▶ _Set exercise_
Every line must be returned precisely as it is written.

▶ _Source records_
************
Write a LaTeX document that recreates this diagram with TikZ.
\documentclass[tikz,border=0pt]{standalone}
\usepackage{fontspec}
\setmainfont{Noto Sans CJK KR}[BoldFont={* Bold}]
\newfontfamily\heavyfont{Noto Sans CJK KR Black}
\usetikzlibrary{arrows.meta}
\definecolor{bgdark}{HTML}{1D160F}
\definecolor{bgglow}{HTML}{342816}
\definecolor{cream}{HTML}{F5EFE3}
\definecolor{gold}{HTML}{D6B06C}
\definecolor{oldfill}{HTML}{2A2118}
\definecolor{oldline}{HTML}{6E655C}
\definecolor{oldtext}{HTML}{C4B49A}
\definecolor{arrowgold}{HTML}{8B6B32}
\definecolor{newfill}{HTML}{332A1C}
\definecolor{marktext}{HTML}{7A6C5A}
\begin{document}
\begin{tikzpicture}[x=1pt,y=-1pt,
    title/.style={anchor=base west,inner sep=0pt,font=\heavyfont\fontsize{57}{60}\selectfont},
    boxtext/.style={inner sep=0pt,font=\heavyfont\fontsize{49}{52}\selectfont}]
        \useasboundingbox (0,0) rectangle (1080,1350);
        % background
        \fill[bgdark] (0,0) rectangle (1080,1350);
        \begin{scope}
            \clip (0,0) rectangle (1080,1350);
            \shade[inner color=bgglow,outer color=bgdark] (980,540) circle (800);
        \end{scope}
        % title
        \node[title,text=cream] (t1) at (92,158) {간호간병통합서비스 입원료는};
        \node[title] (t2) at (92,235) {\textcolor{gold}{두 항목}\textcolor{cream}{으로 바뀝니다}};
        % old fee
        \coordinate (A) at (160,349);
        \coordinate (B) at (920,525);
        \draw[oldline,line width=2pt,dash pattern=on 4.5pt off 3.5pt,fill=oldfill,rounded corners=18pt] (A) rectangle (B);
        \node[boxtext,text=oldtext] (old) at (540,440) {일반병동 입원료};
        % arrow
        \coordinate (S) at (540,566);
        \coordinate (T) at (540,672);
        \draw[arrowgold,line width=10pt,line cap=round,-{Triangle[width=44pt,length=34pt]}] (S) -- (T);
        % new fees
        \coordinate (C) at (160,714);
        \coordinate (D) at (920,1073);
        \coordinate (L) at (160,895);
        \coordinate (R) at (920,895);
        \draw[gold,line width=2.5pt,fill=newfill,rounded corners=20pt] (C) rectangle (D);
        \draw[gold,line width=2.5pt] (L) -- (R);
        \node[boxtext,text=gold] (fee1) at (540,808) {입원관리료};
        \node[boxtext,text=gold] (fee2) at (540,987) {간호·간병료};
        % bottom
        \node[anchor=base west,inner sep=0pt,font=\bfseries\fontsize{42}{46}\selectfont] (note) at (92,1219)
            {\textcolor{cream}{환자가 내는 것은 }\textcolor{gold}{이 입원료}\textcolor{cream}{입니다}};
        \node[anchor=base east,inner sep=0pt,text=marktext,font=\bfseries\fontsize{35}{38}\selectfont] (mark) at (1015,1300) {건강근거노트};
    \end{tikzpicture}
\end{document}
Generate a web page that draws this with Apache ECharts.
************
▶ _Solved exercise_
Write a LaTeX document that recreates this diagram with TikZ.
\documentclass[tikz,border=0pt]{standalone}
\usepackage{fontspec}
\setmainfont{Noto Sans CJK KR}[BoldFont={* Bold}]
\newfontfamily\heavyfont{Noto Sans CJK KR Black}
\usetikzlibrary{arrows.meta}
\definecolor{bgdark}{HTML}{1D160F}
\definecolor{bgglow}{HTML}{342816}
\definecolor{cream}{HTML}{F5EFE3}
\definecolor{gold}{HTML}{D6B06C}
\definecolor{oldfill}{HTML}{2A2118}
\definecolor{oldline}{HTML}{6E655C}
\definecolor{oldtext}{HTML}{C4B49A}
\definecolor{arrowgold}{HTML}{8B6B32}
\definecolor{newfill}{HTML}{332A1C}
\definecolor{marktext}{HTML}{7A6C5A}
\begin{document}
\begin{tikzpicture}[x=1pt,y=-1pt,
    title/.style={anchor=base west,inner sep=0pt,font=\heavyfont\fontsize{57}{60}\selectfont},
    boxtext/.style={inner sep=0pt,font=\heavyfont\fontsize{49}{52}\selectfont}]
        \useasboundingbox (0,0) rectangle (1080,1350);
        % background
        \fill[bgdark] (0,0) rectangle (1080,1350);
        \begin{scope}
            \clip (0,0) rectangle (1080,1350);
            \shade[inner color=bgglow,outer color=bgdark] (980,540) circle (800);
        \end{scope}
        % title
        \node[title,text=cream] (t1) at (92,158) {간호간병통합서비스 입원료는};
        \node[title] (t2) at (92,235) {\textcolor{gold}{두 항목}\textcolor{cream}{으로 바뀝니다}};
        % old fee
        \coordinate (A) at (160,349);
        \coordinate (B) at (920,525);
        \draw[oldline,line width=2pt,dash pattern=on 4.5pt off 3.5pt,fill=oldfill,rounded corners=18pt] (A) rectangle (B);
        \node[boxtext,text=oldtext] (old) at (540,440) {일반병동 입원료};
        % arrow
        \coordinate (S) at (540,566);
        \coordinate (T) at (540,672);
        \draw[arrowgold,line width=10pt,line cap=round,-{Triangle[width=44pt,length=34pt]}] (S) -- (T);
        % new fees
        \coordinate (C) at (160,714);
        \coordinate (D) at (920,1073);
        \coordinate (L) at (160,895);
        \coordinate (R) at (920,895);
        \draw[gold,line width=2.5pt,fill=newfill,rounded corners=20pt] (C) rectangle (D);
        \draw[gold,line width=2.5pt] (L) -- (R);
        \node[boxtext,text=gold] (fee1) at (540,808) {입원관리료};
        \node[boxtext,text=gold] (fee2) at (540,987) {간호·간병료};
        % bottom
        \node[anchor=base west,inner sep=0pt,font=\bfseries\fontsize{42}{46}\selectfont] (note) at (92,1219)
            {\textcolor{cream}{환자가 내는 것은 }\textcolor{gold}{이 입원료}\textcolor{cream}{입니다}};
        \node[anchor=base east,inner sep=0pt,text=marktext,font=\bfseries\fontsize{35}{38}\selectfont] (mark) at (1015,1300) {건강근거노트};
    \end{tikzpicture}
\end{document}
Generate a web page that draws this with Apache ECharts.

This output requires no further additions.